There are lots of giggle moments – Bem separating parts of his body to walk around logs and through prison bars, Spock saying “I’m only a Vulcan,” Scotty claiming the Loch Ness Monster couldn’t penetrate the anomaly, Bem scoffing at the idea that Kirk is the best captain in the fleet, Kirk wondering “How come we always end up like this?” from inside his cage, to name a few…my favorite is the exchange between Kirk and Spock in which Kirk says at times he thinks he should have been a librarian, only to have Spock say that it would be no less challenging, though perhaps less dangerous. There are several entertaining chase scenes, including one with dino-lizards carrying torches. Yet though this entity may be one of the least annoying godlike beings encountered by Starfleet, it’s still a frustrating plot device – Spock reveals that the life on the planet seems younger than he’d expect given the age of the star, but we never find out whether the entity has meddled or is in fact the reason there’s life in the first place. It’s not the most confidence-inspiring of entities and Bem must be reduced to a pathetic, suicidal state to make it look good, though it’s still a huge improvement on Apollo, Vaal, et al.

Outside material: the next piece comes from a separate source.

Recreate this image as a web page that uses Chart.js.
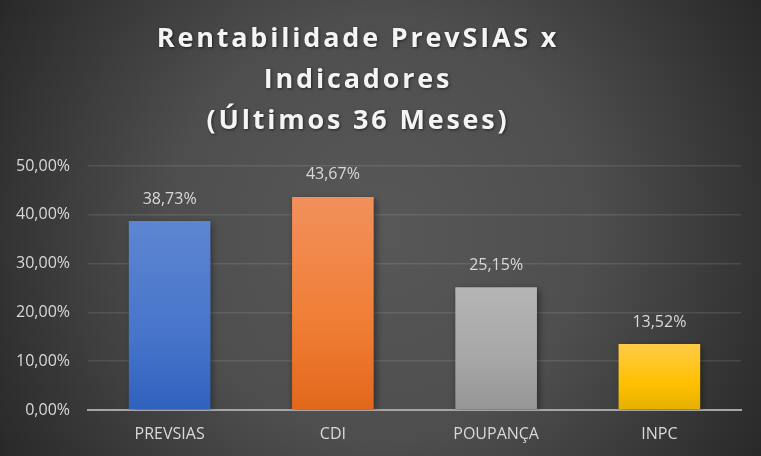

On the plus side, however, we get the first pronouncement of James Tiberius Kirk’s full name, not made canon until the original series movies. If there were no other reason to watch “Bem,” that would be enough.
I thought it was a good story for this series, it would be too expensive to do in Live-Action back in the 1960s. Now, it could be done with CGI…
Didn’t David Gerrold write this episode? Although the floating body parts were goofy, I kind of liked this ep.